Ich kenne es nun schon, dass es immer wieder zwischendrin leichten Applaus gab, manchmal ist es nicht einfach, die passende Stelle zu treffen, und nicht in das Stück hineinzuplatzen. Es ist aber auch jedes Mal schwierig, diesen Sängern und Sängerinnen keinen Applaus zu geben, denn wie jede Person auf der Bühne alles gibt und man immer wieder die Gefühle in der Stimme, Gestik und Mimik erkennen kann, ist einfach phänomenal. Da ist auch egal, ob es die Hauptdarsteller, Nebendarsteller oder der Chor, oder dem in meinen Augen herausragendem und noch gar nicht erwähnten, Orchester sind. Es wird immer mehr zu einem Gesamtkunstwerk, auch wenn Heike und ich uns nicht 100% einig waren, was das Bühnenbild im 3. Akt mit dem militärischen Festakt sein sollte, bzw. ob es richtig oder falsch ist, ob es nun ein großes normales Fest ist oder ein militärisches Fest ist. Ich fand die Darstellung gut. Heike war und ist der Meinung, das hätte man anders darstellen müssen. Für sie kam die Kälte von Tatjanas Abweisung in der kalten Szenerie nicht so gut kontrastiert rüber, wie bei einem harmonisch-plüschigen Ball. Wir sind uns aber beide einig, dass es gut war. Und wenn so etwas die einzige „Meinungsverschiedenheit“ ist bei einer Kulturveranstaltung, dann ist dies nicht viel. Eigentlich hat die Kunst hier ihren Zweck voll erfüllt. Sie hat gut unterhalten und Gedanken und Diskussion angeregt.

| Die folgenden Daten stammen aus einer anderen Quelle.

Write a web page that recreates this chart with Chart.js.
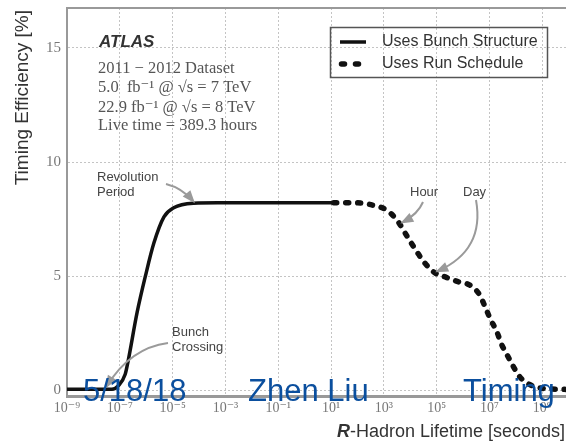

Dass das Ganze mit minutenlangen Standing Ovations endete, steht ja schon im Titel. Das hat dann ja auch aufgezeigt, dass es egal ist, ob der Komponist aus nun Russland kommt oder aus Italien, Deutschland oder sonst wo her. Wir sollten uns solcher Erlebnisse nicht berauben lassen, nur wegen dem was gerade politisch in einem Land passiert. Wenn man genauer hinschaut, bleiben nicht mehr viele Länder weltweit übrig, wo man von den Machthabern nichts Negatives erfährt und erlebt. Und dabei hat Musik so etwas Verbindendes, wobei es egal ist, welche Sprache gesungen wird. Wenn es so dargeboten wird wie im Stadttheater Gießen bei Eugen Onegin, dann beschreiten wir einen gemeinsamen Weg, der zu einem besseren Miteinander führen kann und wird.